Find every line below that contains the word "seaborn" and copy it out.

════════

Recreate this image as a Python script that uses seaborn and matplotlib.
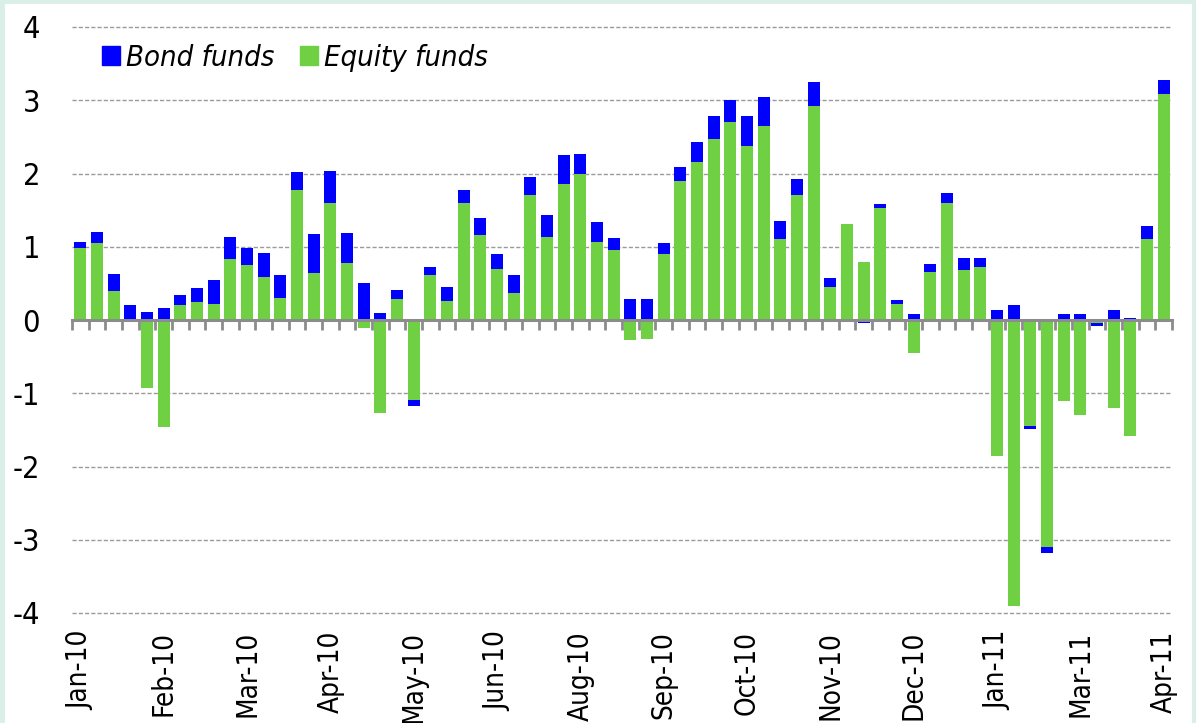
import numpy as np
import pandas as pd
import matplotlib
matplotlib.use("Agg")
import matplotlib.pyplot as plt
import matplotlib.patches as mpatches
import seaborn as sns

# ── data (weekly flows, Jan-10 .. Apr-11) ─────────────────────────────────────
equity = [0.98, 1.05, 0.40, 0.00, -0.93, -1.46, 0.20, 0.25, 0.22, 0.83,
          0.75, 0.59, 0.30, 1.78, 0.64, 1.60, 0.78, -0.11, -1.27, 0.28,
          -1.09, 0.62, 0.26, 1.60, 1.16, 0.70, 0.37, 1.70, 1.13, 1.85,
          1.99, 1.06, 0.95, -0.27, -0.26, 0.90, 1.90, 2.16, 2.47, 2.70,
          2.38, 2.65, 1.10, 1.70, 2.92, 0.45, 1.31, 0.79, 1.53, 0.22,
          -0.45, 0.66, 1.60, 0.68, 0.73, -1.86, -3.90, -1.45, -3.10, -1.11,
          -1.30, -0.04, -1.20, -1.59, 1.10, 3.08]
bond = [0.08, 0.15, 0.23, 0.20, 0.11, 0.16, 0.14, 0.19, 0.32, 0.30,
        0.23, 0.32, 0.32, 0.24, 0.53, 0.44, 0.41, 0.50, 0.10, 0.13,
        -0.09, 0.10, 0.19, 0.17, 0.23, 0.20, 0.24, 0.25, 0.31, 0.40,
        0.27, 0.28, 0.17, 0.28, 0.28, 0.15, 0.19, 0.27, 0.32, 0.31,
        0.41, 0.39, 0.25, 0.22, 0.33, 0.12, -0.02, -0.04, 0.05, 0.05,
        0.08, 0.11, 0.14, 0.17, 0.12, 0.14, 0.20, -0.04, -0.08, 0.08,
        0.08, -0.04, 0.14, 0.03, 0.19, 0.20]
month_labels = ["Jan-10", "Feb-10", "Mar-10", "Apr-10", "May-10", "Jun-10",
                "Aug-10", "Sep-10", "Oct-10", "Nov-10", "Dec-10", "Jan-11",
                "Mar-11", "Apr-11"]
label_every = 5
y_ticks = [-4, -3, -2, -1, 0, 1, 2, 3, 4]

BLUE  = "#0000FF"
GREEN = "#6ED042"
MINT  = "#DAEFE7"
GREY  = "#8C8C8C"

sns.set_theme(style="white")
plt.rcParams["font.family"] = ["DejaVu Sans"]
plt.rcParams["font.stretch"] = "condensed"
plt.rcParams["axes.unicode_minus"] = False

eq = np.array(equity)
bd = np.array(bond)
n = len(eq)
idx = np.arange(n)
# Excel-style stacking: bond sits on equity only when both share a sign
same_sign = np.sign(eq) * np.sign(bd) >= 0
outer = np.where(same_sign, eq + bd, bd)
df = pd.DataFrame({"week": idx, "outer": outer, "equity": eq})

fig = plt.figure(figsize=(11.96, 7.23), dpi=100, facecolor=MINT)
fig.add_artist(mpatches.Rectangle((5 / 1196, 0), 1187 / 1196, 719 / 723,
                                  transform=fig.transFigure,
                                  facecolor="white", edgecolor="none", zorder=-10))
ax = fig.add_axes([72 / 1196, 1 - 613 / 723, 1100 / 1196, 586 / 723])
ax.set_facecolor("none")

sns.barplot(data=df, x="week", y="outer", color=BLUE, saturation=1,
            width=0.72, linewidth=0, ax=ax)
sns.barplot(data=df, x="week", y="equity", color=GREEN, saturation=1,
            width=0.72, linewidth=0, ax=ax)

ax.set_xlim(-0.5, n - 0.5)
ax.set_ylim(-4, 4)
ax.set_xlabel("")
ax.set_ylabel("")

# grid
ax.set_yticks(y_ticks)
ax.set_yticklabels([str(t) for t in y_ticks], fontsize=22, color="black")
ax.yaxis.grid(True, linestyle=(0, (3, 1.5)), linewidth=1.0, color="#9A9A9A")
for gl in ax.get_ygridlines():
    gl.set_clip_on(False)
ax.xaxis.grid(False)
ax.set_axisbelow(True)
ax.tick_params(axis="y", length=0, pad=23)

# zero axis with boundary tick marks
for s in ["top", "right", "left"]:
    ax.spines[s].set_visible(False)
ax.spines["bottom"].set_position(("data", 0))
ax.spines["bottom"].set_color(GREY)
ax.spines["bottom"].set_linewidth(2.2)
ax.spines["bottom"].set_zorder(3)
ax.set_xticks(idx[::label_every])
ax.set_xticklabels(month_labels, rotation=90, fontsize=20, color="black",
                   va="top", ha="center")
ax.set_xticks(np.arange(n + 1) - 0.5, minor=True)
ax.tick_params(axis="x", which="major", length=0, pad=224)
ax.tick_params(axis="x", which="minor", length=7, width=2, color=GREY,
               direction="out", bottom=True)

# legend
handles = [mpatches.Patch(color=BLUE, label="Bond funds"),
           mpatches.Patch(color=GREEN, label="Equity funds")]
leg = ax.legend(handles=handles, loc="center left", bbox_to_anchor=(0.027, 0.947),
                ncol=2, frameon=False, borderpad=0, borderaxespad=0,
                handlelength=0.62, handleheight=0.62, handletextpad=0.2,
                columnspacing=0.9, labelcolor="black",
                prop={"size": 21, "style": "italic", "stretch": "condensed"})

fig.savefig("out.png", dpi=100, facecolor=MINT)
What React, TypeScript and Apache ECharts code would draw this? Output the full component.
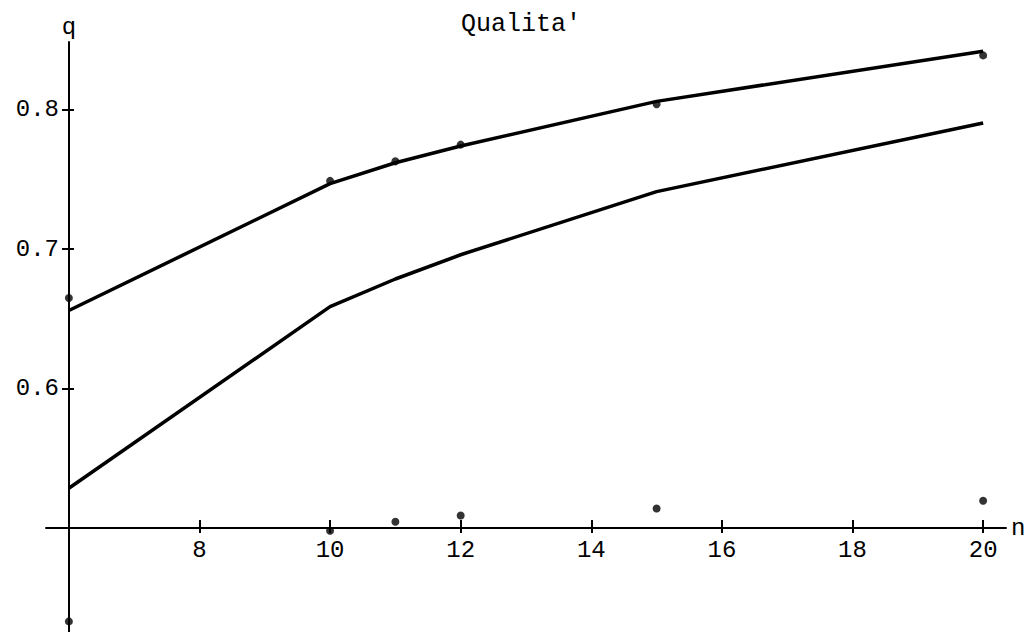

════════

* Output for this exercise *
Recreate this image as a Python script that uses seaborn and matplotlib.
import seaborn as sns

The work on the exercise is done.